What made this dinner unusual and special was a suggestion by Chuck to make an emotional connection with the wines and the audience. So for each course, there not only was a wine and a dish, there was a song to set the tone for that course.
For the first course chef Chris Schloss paired a Smoked Alaskan Black Cod with the 2007 Steven Kent
Merrillie Chardonnay. I chose the song "Roll Me Away" by Bob Seger. The pairing was particularly poignant for me in that it brought back a memory of an experience with this wine on a houseboat at Lake Powell in Utah. On the most beautiful day possible, on the most gorgeous lake imaginable, I shared this wine with my wife and my father and my sister as that great song wafted from our boom box...just a beautiful confluence of people, place, and wine.
And it was this confluence that we alluded to over and over again during the dinner. Wine is not about fermentation and aging regimes; it is not about how many points it got in the wine magazine; at its best, wine is about the people with whom you share it and the experiences and memories you create together. The cost of the wine, the relative prestige of the brand, are immaterial if it's shared with the right people. The most expensive wine in the world is just a glass of fermented grape juice if you're sitting by yourself.

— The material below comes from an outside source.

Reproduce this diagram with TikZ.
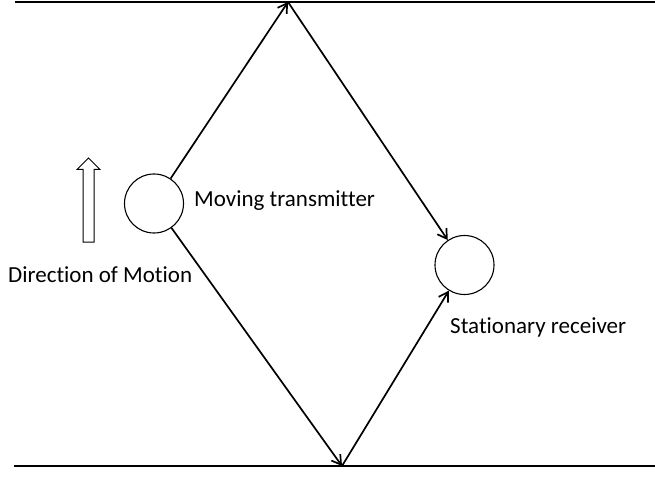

Chris and I paired a couple of La Rochelle Pinot Noirs (Sleepy Hollow '08 and Deer Park '07) with John Hiatt (Duck Confit Dumplings) and Bruce Springsteen (Milk-braised Berkshire Pork Shoulder and Belly), and Chuck paired his wines with songs by Marvin Gaye and Eric Clapton (the T-Vine Grenache, Chocolate Fromage and "Sexually Healing" course was very popular!). The wines were tremendous, the food was spectacular but, again, it was the vibe of the place, and the happiness of the diners that was the best pairing.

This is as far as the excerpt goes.